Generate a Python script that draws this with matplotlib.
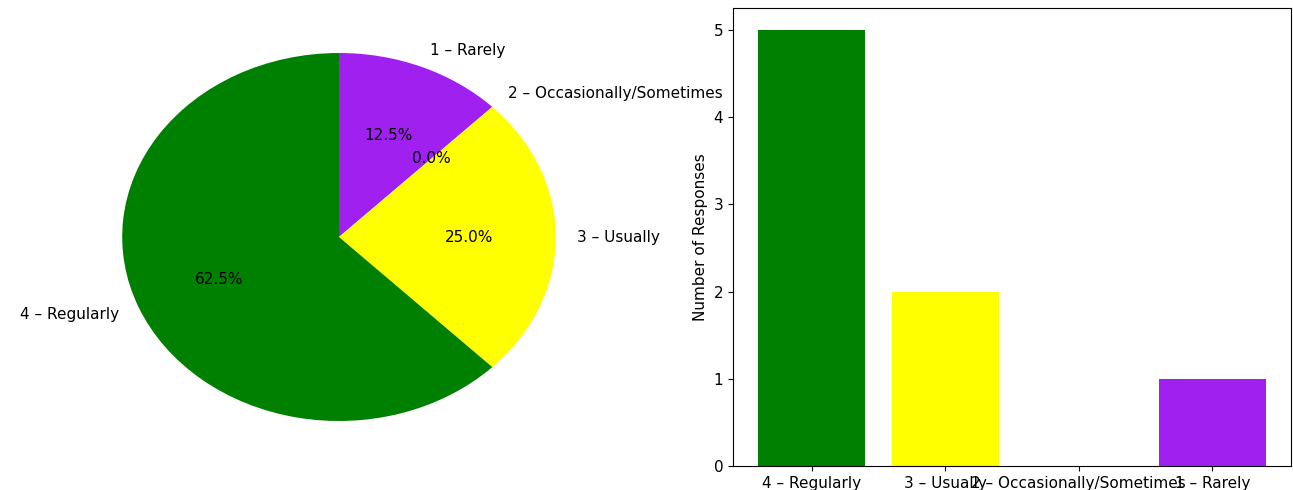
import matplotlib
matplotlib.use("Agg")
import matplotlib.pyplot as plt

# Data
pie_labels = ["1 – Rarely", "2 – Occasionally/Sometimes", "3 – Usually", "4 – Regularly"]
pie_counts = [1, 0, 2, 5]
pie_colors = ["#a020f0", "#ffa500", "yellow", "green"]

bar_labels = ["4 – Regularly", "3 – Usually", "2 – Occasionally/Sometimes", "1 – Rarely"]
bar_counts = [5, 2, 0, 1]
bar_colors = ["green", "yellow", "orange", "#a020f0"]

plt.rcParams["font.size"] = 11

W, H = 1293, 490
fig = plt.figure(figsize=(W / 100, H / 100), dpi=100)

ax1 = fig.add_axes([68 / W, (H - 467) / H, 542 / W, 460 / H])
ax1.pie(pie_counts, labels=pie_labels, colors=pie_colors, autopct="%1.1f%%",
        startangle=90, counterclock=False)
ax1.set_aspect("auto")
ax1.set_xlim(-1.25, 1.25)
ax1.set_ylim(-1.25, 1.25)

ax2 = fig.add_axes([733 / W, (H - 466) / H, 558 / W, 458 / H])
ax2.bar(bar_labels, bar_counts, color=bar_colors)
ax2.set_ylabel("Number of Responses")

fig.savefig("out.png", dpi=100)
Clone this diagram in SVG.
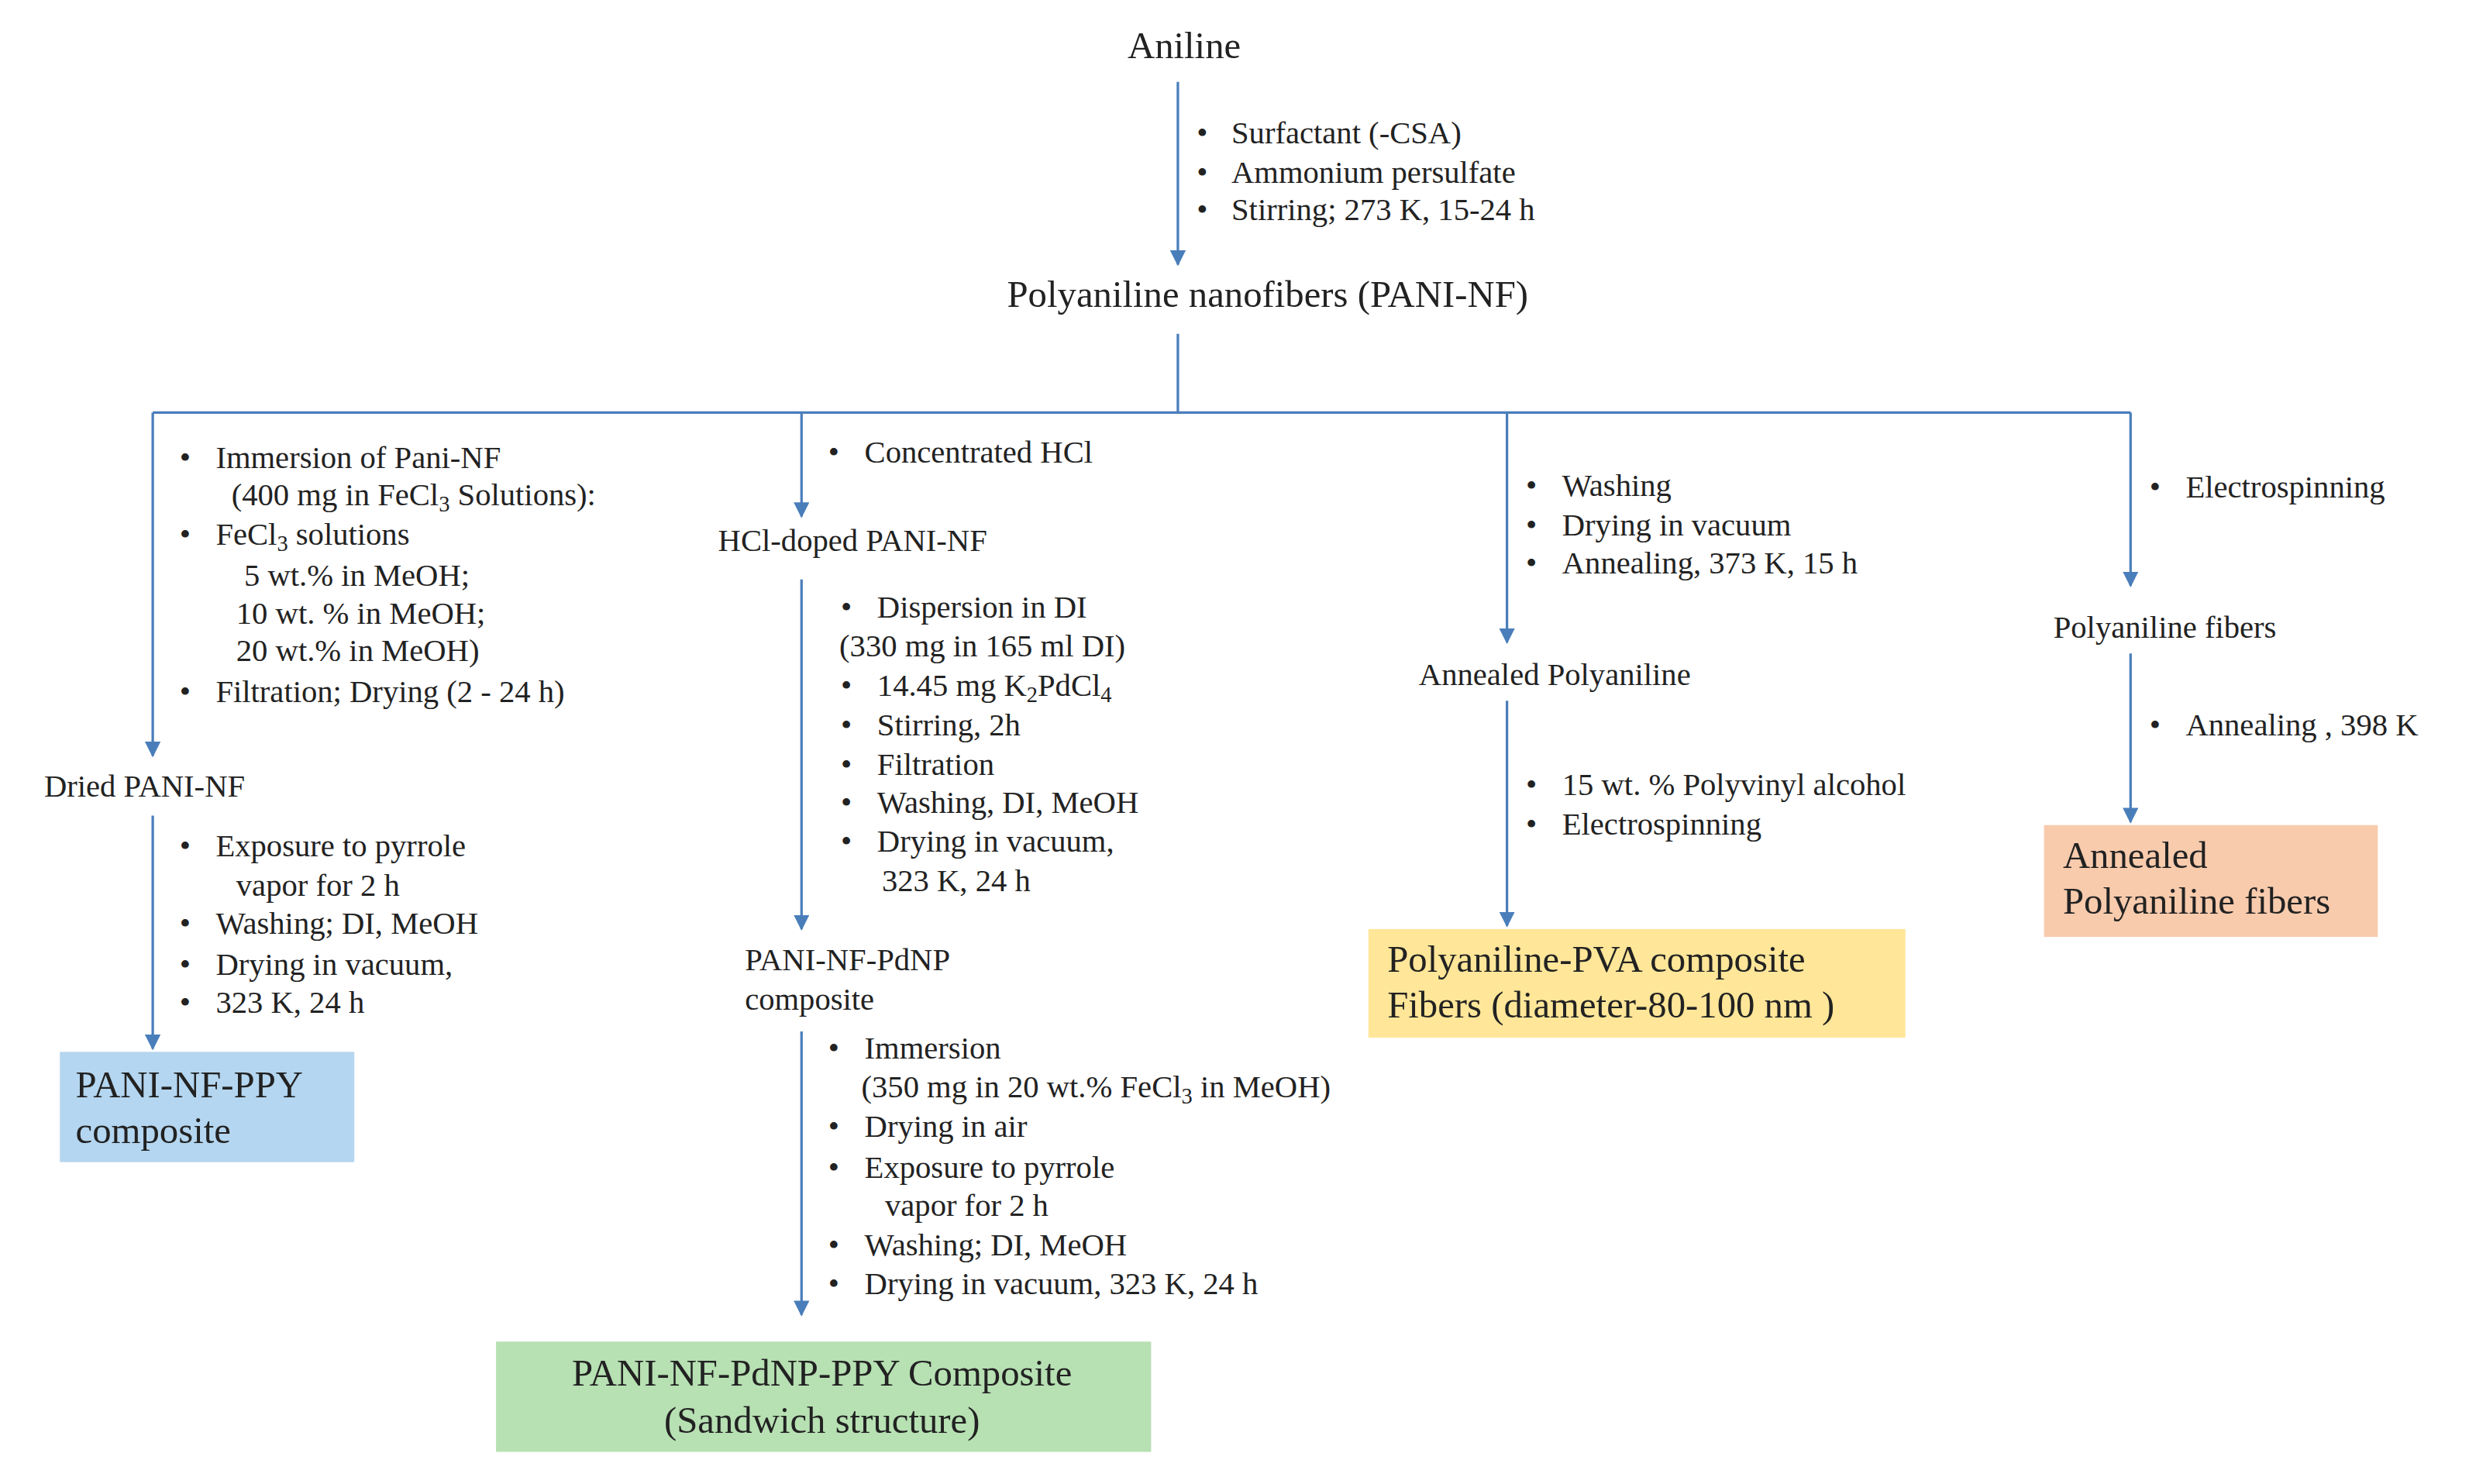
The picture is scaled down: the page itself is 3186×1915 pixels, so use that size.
☆ ☆ ☆ ☆ ☆ ☆ ☆
Given instruction
Go through the listing above and quote it exactly, apart from its images.

Output
Generate a Python script that draws this with matplotlib.
import matplotlib
matplotlib.use("Agg")
import matplotlib.pyplot as plt

# Data
pie_labels = ["1 – Rarely", "2 – Occasionally/Sometimes", "3 – Usually", "4 – Regularly"]
pie_counts = [1, 0, 2, 5]
pie_colors = ["#a020f0", "#ffa500", "yellow", "green"]

bar_labels = ["4 – Regularly", "3 – Usually", "2 – Occasionally/Sometimes", "1 – Rarely"]
bar_counts = [5, 2, 0, 1]
bar_colors = ["green", "yellow", "orange", "#a020f0"]

plt.rcParams["font.size"] = 11

W, H = 1293, 490
fig = plt.figure(figsize=(W / 100, H / 100), dpi=100)

ax1 = fig.add_axes([68 / W, (H - 467) / H, 542 / W, 460 / H])
ax1.pie(pie_counts, labels=pie_labels, colors=pie_colors, autopct="%1.1f%%",
        startangle=90, counterclock=False)
ax1.set_aspect("auto")
ax1.set_xlim(-1.25, 1.25)
ax1.set_ylim(-1.25, 1.25)

ax2 = fig.add_axes([733 / W, (H - 466) / H, 558 / W, 458 / H])
ax2.bar(bar_labels, bar_counts, color=bar_colors)
ax2.set_ylabel("Number of Responses")

fig.savefig("out.png", dpi=100)
Clone this diagram in SVG.
The picture is scaled down: the page itself is 3186×1915 pixels, so use that size.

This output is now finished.